Jama and Len London, England (photo by my brother, Newton)
Today Len and I are celebrating our 29th wedding anniversary.
It's fun to think about how we met.
His version (the wrong one): She crossed two oceans and a continent and sought me out.
(Don't listen to him.)
My version (the right one): I went to England to teach high school English to American children in London. I had studied a lot of dead white poets, loved the Beatles, British accents, Pooh and Paddington. England was the place I simply had to be.
When I moved into my new flat in Wimbledon, Mr. Kearney, the landlord, told me an American engineer was living upstairs. "He pops back and forth between here and Algeria. You'll see him soon enough." The flats in the building were actually floors of a single home that Mr. Kearney had converted into individual units. So we all had to share the same front door.
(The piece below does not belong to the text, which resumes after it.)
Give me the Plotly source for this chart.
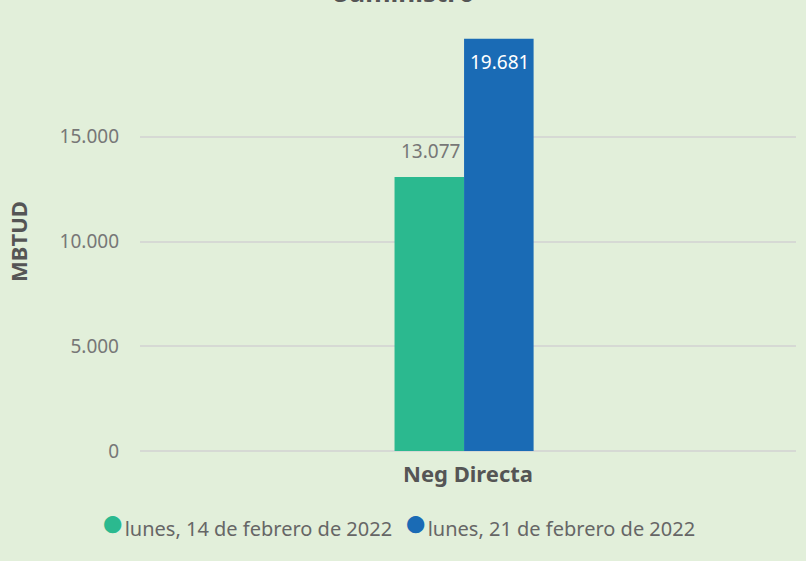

It was quiet for about a week. Then one day I heard the front door slam (and the windows quake), someone running up the stairs, and heavy footsteps on my ceiling.
CLUMP CLUMP CLUMP. I knew it! A giant was living upstairs. He walked all over my little kitchen, over to the sitting room and bedroom, over to the bathroom, over and over again. A heavy footfall, a determined, restless walker. What did he look like?
A dreamer and hopeless romantic, I pictured a Robert Redford type: tall, dirty blonde tousled hair, blue eyes, rumpled plaid shirt, worn briefcase (real leather). Of course he would drive a sportscar. That's why his hair was always tousled and windblown. More and more charming. (Before I left Hawaii, I had dreamed that I would meet someone who would drive me around the English countryside in a sportscar. Paul McCartney would certainly qualify, if he was available.) Did I already say tall?
I waited for the right moment. The mystery person finally slammed his door, pounded down the stairs, and slammed the front door on his way out. I ran to my front window to take a peek. Oh. Wow.
My first thought: he's old. Why had I assumed he would be young? He wasn't particularly handsome. He was short. And, God help me, bald. Well, to be fair, not completely bald. He did have a few hairs on top that could, with a writer's vivid imagination, get tousled if a hurricane blew in. He had a sportscar, though. A prussian blue Triumph.
Well, we got married about a year later. We are opposites in almost every way: English was his least favorite subject in school, he still doesn't know all the Beatles' first names (sacrilege), he is very outgoing and makes friends easily, he loves driving in the snow, and I've got lots of hair.
I do believe fate brought us together. Even after 30 years, we are still soulmates. And to be fair, Len is only three years older than I am (I guess that made me around 13 when I went to London.) And he still drives a sportscar.
So you see, his version of our meeting is wrong, wrong, wrong. I did not seek him out. I simply followed a very strong instinct fueled by my love of England. Best move I ever made.